• Problem to work on:
Look through the records below, and copy out every line that holds the string "this".

• Information shown:
★ ★ ★ ★ ★ ★ ★

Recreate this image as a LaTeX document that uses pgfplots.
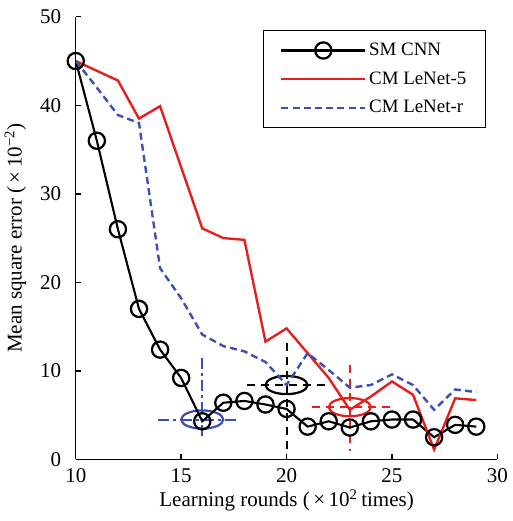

★ ★ ★ ★ ★ ★ ★

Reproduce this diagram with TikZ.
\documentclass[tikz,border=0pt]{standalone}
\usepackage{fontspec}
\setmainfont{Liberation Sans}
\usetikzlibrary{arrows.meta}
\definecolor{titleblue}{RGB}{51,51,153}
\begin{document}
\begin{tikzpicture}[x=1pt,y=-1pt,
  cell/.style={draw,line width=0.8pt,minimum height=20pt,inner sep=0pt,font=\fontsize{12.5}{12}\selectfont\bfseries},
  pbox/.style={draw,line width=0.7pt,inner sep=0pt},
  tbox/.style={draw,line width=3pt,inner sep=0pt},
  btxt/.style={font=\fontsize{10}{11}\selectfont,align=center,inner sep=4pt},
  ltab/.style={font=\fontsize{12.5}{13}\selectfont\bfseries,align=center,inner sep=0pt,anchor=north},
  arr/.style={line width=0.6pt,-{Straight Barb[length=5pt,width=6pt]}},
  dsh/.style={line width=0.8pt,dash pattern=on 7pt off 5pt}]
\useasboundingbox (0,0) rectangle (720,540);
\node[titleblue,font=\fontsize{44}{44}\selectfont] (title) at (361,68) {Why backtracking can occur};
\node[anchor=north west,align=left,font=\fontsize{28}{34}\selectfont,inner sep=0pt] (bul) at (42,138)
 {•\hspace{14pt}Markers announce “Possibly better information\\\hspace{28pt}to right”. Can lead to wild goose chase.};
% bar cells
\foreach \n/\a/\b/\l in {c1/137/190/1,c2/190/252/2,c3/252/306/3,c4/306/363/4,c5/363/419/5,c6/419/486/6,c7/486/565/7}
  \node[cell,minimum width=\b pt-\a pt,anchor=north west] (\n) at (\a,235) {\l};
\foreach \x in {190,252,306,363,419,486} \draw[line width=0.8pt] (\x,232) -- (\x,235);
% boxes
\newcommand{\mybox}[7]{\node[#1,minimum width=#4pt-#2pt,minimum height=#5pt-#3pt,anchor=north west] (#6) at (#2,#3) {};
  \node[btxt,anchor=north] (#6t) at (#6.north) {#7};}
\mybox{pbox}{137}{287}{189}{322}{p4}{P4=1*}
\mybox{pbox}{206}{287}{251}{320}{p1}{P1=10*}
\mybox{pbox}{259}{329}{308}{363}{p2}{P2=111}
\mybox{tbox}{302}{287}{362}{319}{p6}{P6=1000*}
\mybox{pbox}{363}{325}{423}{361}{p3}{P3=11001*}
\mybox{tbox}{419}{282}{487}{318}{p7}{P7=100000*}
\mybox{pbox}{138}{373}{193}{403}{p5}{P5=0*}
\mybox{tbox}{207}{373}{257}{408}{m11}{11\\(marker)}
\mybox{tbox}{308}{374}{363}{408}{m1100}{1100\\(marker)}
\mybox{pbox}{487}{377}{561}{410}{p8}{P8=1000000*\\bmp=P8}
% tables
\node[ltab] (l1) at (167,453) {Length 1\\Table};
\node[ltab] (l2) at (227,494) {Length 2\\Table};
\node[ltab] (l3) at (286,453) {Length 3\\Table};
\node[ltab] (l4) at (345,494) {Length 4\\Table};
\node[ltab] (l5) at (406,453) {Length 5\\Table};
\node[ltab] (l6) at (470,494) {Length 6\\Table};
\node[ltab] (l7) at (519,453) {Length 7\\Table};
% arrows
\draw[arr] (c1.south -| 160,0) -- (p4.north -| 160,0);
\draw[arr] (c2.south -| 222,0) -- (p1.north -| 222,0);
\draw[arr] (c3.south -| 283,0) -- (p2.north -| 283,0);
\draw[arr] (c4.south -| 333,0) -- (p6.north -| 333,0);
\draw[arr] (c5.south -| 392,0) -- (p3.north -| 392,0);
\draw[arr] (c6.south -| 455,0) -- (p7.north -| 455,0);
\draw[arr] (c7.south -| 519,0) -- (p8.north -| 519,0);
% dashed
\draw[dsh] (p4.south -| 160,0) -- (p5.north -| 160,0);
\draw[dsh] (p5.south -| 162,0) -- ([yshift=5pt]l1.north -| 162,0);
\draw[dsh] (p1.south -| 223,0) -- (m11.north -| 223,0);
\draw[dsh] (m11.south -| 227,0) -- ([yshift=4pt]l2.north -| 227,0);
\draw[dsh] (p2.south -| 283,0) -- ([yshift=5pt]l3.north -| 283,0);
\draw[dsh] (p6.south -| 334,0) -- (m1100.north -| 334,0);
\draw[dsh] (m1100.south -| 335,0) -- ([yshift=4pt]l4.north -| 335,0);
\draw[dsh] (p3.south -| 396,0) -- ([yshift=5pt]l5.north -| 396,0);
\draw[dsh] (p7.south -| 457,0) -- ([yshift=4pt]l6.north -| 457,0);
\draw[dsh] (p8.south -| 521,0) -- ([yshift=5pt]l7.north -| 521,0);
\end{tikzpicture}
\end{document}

★ ★ ★ ★ ★ ★ ★

• Solution:
Recreate this image as a LaTeX document that uses pgfplots.
Reproduce this diagram with TikZ.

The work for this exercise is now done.